/---

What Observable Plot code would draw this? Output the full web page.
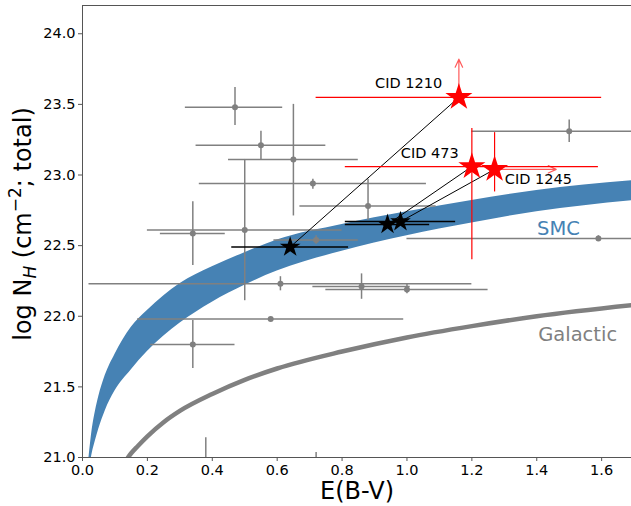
<!DOCTYPE html>
<html><head><meta charset="utf-8">
<script src="https://cdn.jsdelivr.net/npm/d3@7"></script>
<script src="https://cdn.jsdelivr.net/npm/@observablehq/plot@0.6"></script>
<style>html,body{margin:0;padding:0;background:#fff;overflow:hidden}</style>
</head><body><div id="chart"></div>
<script>
// Gray comparison sources (value, lower/upper error limits)
const grayX   = [0.47, 0.55, 0.65, 0.71, 0.50, 0.34, 0.72, 0.61, 0.86, 1.00, 0.58, 0.34, 1.50, 1.59, 0.88, 0.38, 0.72];
const grayY   = [23.48, 23.21, 23.11, 22.94, 22.61, 22.585, 22.54, 22.23, 22.21, 22.19, 21.98, 21.80, 23.31, 22.55, 22.78, 20.90, 20.85];
const grayXlo = [0.317, 0.35, 0.45, 0.36, 0.20, 0.24, 0.59, 0.02, 0.71, 0.75, 0.17, 0.21, 1.20, 1.00, 0.67, 0.28, 0.62];
const grayXhi = [0.617, 0.75, 0.85, 1.06, 0.80, 0.44, 0.85, 1.20, 1.01, 1.25, 0.99, 0.47, 1.80, 2.18, 1.09, 0.48, 0.82];
const grayYlo = [23.35, 23.11, 22.71, 22.90, 22.11, 22.36, 22.51, 22.18, 22.12, 22.16, 21.98, 21.63, 23.23, 22.53, 22.68, 20.66, 20.67];
const grayYhi = [23.62, 23.31, 23.50, 22.97, 23.11, 22.81, 22.57, 22.28, 22.30, 22.23, 21.98, 21.97, 23.39, 22.57, 22.97, 21.14, 21.035];

// SMC band edges
const smcX  = [0.02, 0.03, 0.04, 0.05, 0.07, 0.10, 0.15, 0.20, 0.30, 0.40, 0.50, 0.60, 0.80, 1.00, 1.20, 1.40, 1.70];
const smcHi = [21.00, 21.20, 21.33, 21.43, 21.58, 21.73, 21.92, 22.04, 22.23, 22.35, 22.45, 22.54, 22.65, 22.74, 22.82, 22.89, 22.96];
const smcLo = [20.90, 21.03, 21.12, 21.20, 21.33, 21.47, 21.62, 21.75, 21.95, 22.10, 22.22, 22.32, 22.46, 22.57, 22.66, 22.74, 22.82];

// Galactic relation
const galX = [0.14, 0.15, 0.17, 0.20, 0.25, 0.30, 0.40, 0.50, 0.60, 0.80, 1.00, 1.20, 1.40, 1.70];
const galY = [21.00, 21.03, 21.08, 21.15, 21.25, 21.33, 21.45, 21.55, 21.63, 21.75, 21.85, 21.93, 22.00, 22.08];

// CID sources: red (observed) and black (counterpart) stars
const cidNames = ["CID 1210", "CID 473", "CID 1245"];
const redX   = [1.16, 1.20, 1.27];
const redY   = [23.55, 23.06, 23.04];
const redXlo = [0.72, 0.81, null];
const redXhi = [1.60, 1.59, null];
const redYlo = [null, 22.40, 22.88];
const redYhi = [null, 23.33, 23.30];
const blackX   = [0.64, 0.94, 0.98];
const blackY   = [22.49, 22.65, 22.67];
const blackXlo = [0.46, 0.81, 0.81];
const blackXhi = [0.82, 1.07, 1.15];
// limits (arrows): upward for CID 1210, rightward for CID 1245
const limX2 = [1.16, null, 1.46];
const limY2 = [23.82, null, null];

// label anchors
const cidLabelX = [1.005, 1.07, 1.405];
const cidLabelY = [23.65, 23.15, 22.97];
const relNames = ["SMC", "Galactic"];
const relLabelX = [1.467, 1.526];
const relLabelY = [22.62, 21.87];

const xTicks = [0, 0.2, 0.4, 0.6, 0.8, 1.0, 1.2, 1.4, 1.6];
const yTicks = [21.0, 21.5, 22.0, 22.5, 23.0, 23.5, 24.0];

const gray = grayX.map((x, i) => ({x, y: grayY[i], xlo: grayXlo[i], xhi: grayXhi[i], ylo: grayYlo[i], yhi: grayYhi[i]}));
const smc = smcX.map((x, i) => ({x, lo: smcLo[i], hi: smcHi[i]}));
const gal = galX.map((x, i) => ({x, y: galY[i]}));
const cid = cidNames.map((name, i) => ({
  name, x: redX[i], y: redY[i], xlo: redXlo[i], xhi: redXhi[i], ylo: redYlo[i], yhi: redYhi[i],
  bx: blackX[i], by: blackY[i], bxlo: blackXlo[i], bxhi: blackXhi[i],
  ax2: limX2[i] ?? redX[i], ay2: limY2[i] ?? redY[i], hasLim: limX2[i] != null || limY2[i] != null,
  lx: cidLabelX[i], ly: cidLabelY[i]
}));
const rel = relNames.map((name, i) => ({name, x: relLabelX[i], y: relLabelY[i]}));

const yLabel = "log NH (cm-2; total)";

const chart = Plot.plot({
  width: 631, height: 506,
  marginLeft: 82, marginRight: 0, marginTop: 5, marginBottom: 49,
  x: {domain: [0, 1.692]},
  y: {domain: [21, 24.2]},
  style: {fontFamily: "DejaVu Sans, sans-serif", background: "white", color: "black"},
  marks: [
    Plot.areaY(smc, {x: "x", y1: "lo", y2: "hi", fill: "#4682b4", curve: "monotone-x", clip: true}),
    Plot.line(gal, {x: "x", y: "y", stroke: "#808080", strokeWidth: 4.5, curve: "monotone-x", clip: true}),
    Plot.ruleY(gray, {y: "y", x1: "xlo", x2: "xhi", stroke: "#808080", strokeWidth: 1.5, clip: true}),
    Plot.ruleX(gray, {x: "x", y1: "ylo", y2: "yhi", stroke: "#808080", strokeWidth: 1.5, clip: true}),
    Plot.dot(gray, {x: "x", y: "y", r: 3, fill: "#808080", clip: true}),
    Plot.link(cid, {x1: "x", y1: "y", x2: "bx", y2: "by", stroke: "black", strokeWidth: 1}),
    Plot.ruleY(cid, {y: "by", x1: "bxlo", x2: "bxhi", stroke: "black", strokeWidth: 1.5}),
    Plot.dot(cid, {x: "bx", y: "by", symbol: "star", r: 6.5, fill: "black"}),
    Plot.ruleY(cid.filter(d => d.xlo != null), {y: "y", x1: "xlo", x2: "xhi", stroke: "red", strokeWidth: 1.2}),
    Plot.ruleX(cid.filter(d => d.ylo != null), {x: "x", y1: "ylo", y2: "yhi", stroke: "red", strokeWidth: 1.2}),
    Plot.arrow(cid.filter(d => d.hasLim), {x1: "x", y1: "y", x2: "ax2", y2: "ay2", stroke: "red", strokeOpacity: 0.65, strokeWidth: 1.2, headLength: 11, headAngle: 50}),
    Plot.dot(cid, {x: "x", y: "y", symbol: "star", r: 8.5, fill: "red"}),
    Plot.text(cid, {x: "lx", y: "ly", text: "name", fontSize: 14.5, fill: "black"}),
    Plot.text(rel, {x: "x", y: "y", text: "name", fontSize: 19.5, fill: d => d.name === "SMC" ? "#4682b4" : "#808080"}),
    Plot.ruleX([0], {stroke: "#555", strokeWidth: 1}),
    Plot.ruleY([21], {stroke: "#555", strokeWidth: 1}),
    Plot.ruleY([24.2], {stroke: "#555", strokeWidth: 1}),
    Plot.axisX({ticks: xTicks, tickFormat: d => d.toFixed(1), tickSize: 4, tickPadding: 3, fontSize: 14.5, label: null, stroke: "#555"}),
    Plot.axisY({ticks: yTicks, tickFormat: d => d.toFixed(1), tickSize: 4, tickPadding: 3, fontSize: 14.5, label: null, stroke: "#555"}),
    Plot.text(["E(B-V)"], {frameAnchor: "bottom", lineAnchor: "middle", textAnchor: "middle", dy: 34, fontSize: 24, fill: "black"}),
    Plot.text([yLabel], {frameAnchor: "left", textAnchor: "middle", lineAnchor: "middle", rotate: -90, dx: -59, dy: -7.5, fontSize: 24, fill: "black"})
  ]
});
document.getElementById("chart").appendChild(chart);

// rich text for the y label (subscript H, superscript −2)
for (const t of chart.querySelectorAll("text")) {
  if (t.textContent === yLabel) {
    t.textContent = "";
    const parts = [["log N", null], ["H", "sub"], [" (cm", null], ["\u22122", "super"], ["; total)", null]];
    for (const [s, kind] of parts) {
      const ts = document.createElementNS("http://www.w3.org/2000/svg", "tspan");
      ts.textContent = s;
      if (kind === "sub") { ts.setAttribute("baseline-shift", "-5"); ts.setAttribute("font-size", "17"); ts.setAttribute("font-style", "italic"); }
      if (kind === "super") { ts.setAttribute("baseline-shift", "10"); ts.setAttribute("font-size", "17"); }
      t.appendChild(ts);
    }
  }
}
</script>
</body></html>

\---

▶ **Directive**: Starting with the first line of the data above and ending with the line containing "21.93, 22.00, 22.08];", please restate every line exactly, leaving images out.

▶ **Reply**:
What Observable Plot code would draw this? Output the full web page.
<!DOCTYPE html>
<html><head><meta charset="utf-8">
<script src="https://cdn.jsdelivr.net/npm/d3@7"></script>
<script src="https://cdn.jsdelivr.net/npm/@observablehq/plot@0.6"></script>
<style>html,body{margin:0;padding:0;background:#fff;overflow:hidden}</style>
</head><body><div id="chart"></div>
<script>
// Gray comparison sources (value, lower/upper error limits)
const grayX   = [0.47, 0.55, 0.65, 0.71, 0.50, 0.34, 0.72, 0.61, 0.86, 1.00, 0.58, 0.34, 1.50, 1.59, 0.88, 0.38, 0.72];
const grayY   = [23.48, 23.21, 23.11, 22.94, 22.61, 22.585, 22.54, 22.23, 22.21, 22.19, 21.98, 21.80, 23.31, 22.55, 22.78, 20.90, 20.85];
const grayXlo = [0.317, 0.35, 0.45, 0.36, 0.20, 0.24, 0.59, 0.02, 0.71, 0.75, 0.17, 0.21, 1.20, 1.00, 0.67, 0.28, 0.62];
const grayXhi = [0.617, 0.75, 0.85, 1.06, 0.80, 0.44, 0.85, 1.20, 1.01, 1.25, 0.99, 0.47, 1.80, 2.18, 1.09, 0.48, 0.82];
const grayYlo = [23.35, 23.11, 22.71, 22.90, 22.11, 22.36, 22.51, 22.18, 22.12, 22.16, 21.98, 21.63, 23.23, 22.53, 22.68, 20.66, 20.67];
const grayYhi = [23.62, 23.31, 23.50, 22.97, 23.11, 22.81, 22.57, 22.28, 22.30, 22.23, 21.98, 21.97, 23.39, 22.57, 22.97, 21.14, 21.035];

// SMC band edges
const smcX  = [0.02, 0.03, 0.04, 0.05, 0.07, 0.10, 0.15, 0.20, 0.30, 0.40, 0.50, 0.60, 0.80, 1.00, 1.20, 1.40, 1.70];
const smcHi = [21.00, 21.20, 21.33, 21.43, 21.58, 21.73, 21.92, 22.04, 22.23, 22.35, 22.45, 22.54, 22.65, 22.74, 22.82, 22.89, 22.96];
const smcLo = [20.90, 21.03, 21.12, 21.20, 21.33, 21.47, 21.62, 21.75, 21.95, 22.10, 22.22, 22.32, 22.46, 22.57, 22.66, 22.74, 22.82];

// Galactic relation
const galX = [0.14, 0.15, 0.17, 0.20, 0.25, 0.30, 0.40, 0.50, 0.60, 0.80, 1.00, 1.20, 1.40, 1.70];
const galY = [21.00, 21.03, 21.08, 21.15, 21.25, 21.33, 21.45, 21.55, 21.63, 21.75, 21.85, 21.93, 22.00, 22.08];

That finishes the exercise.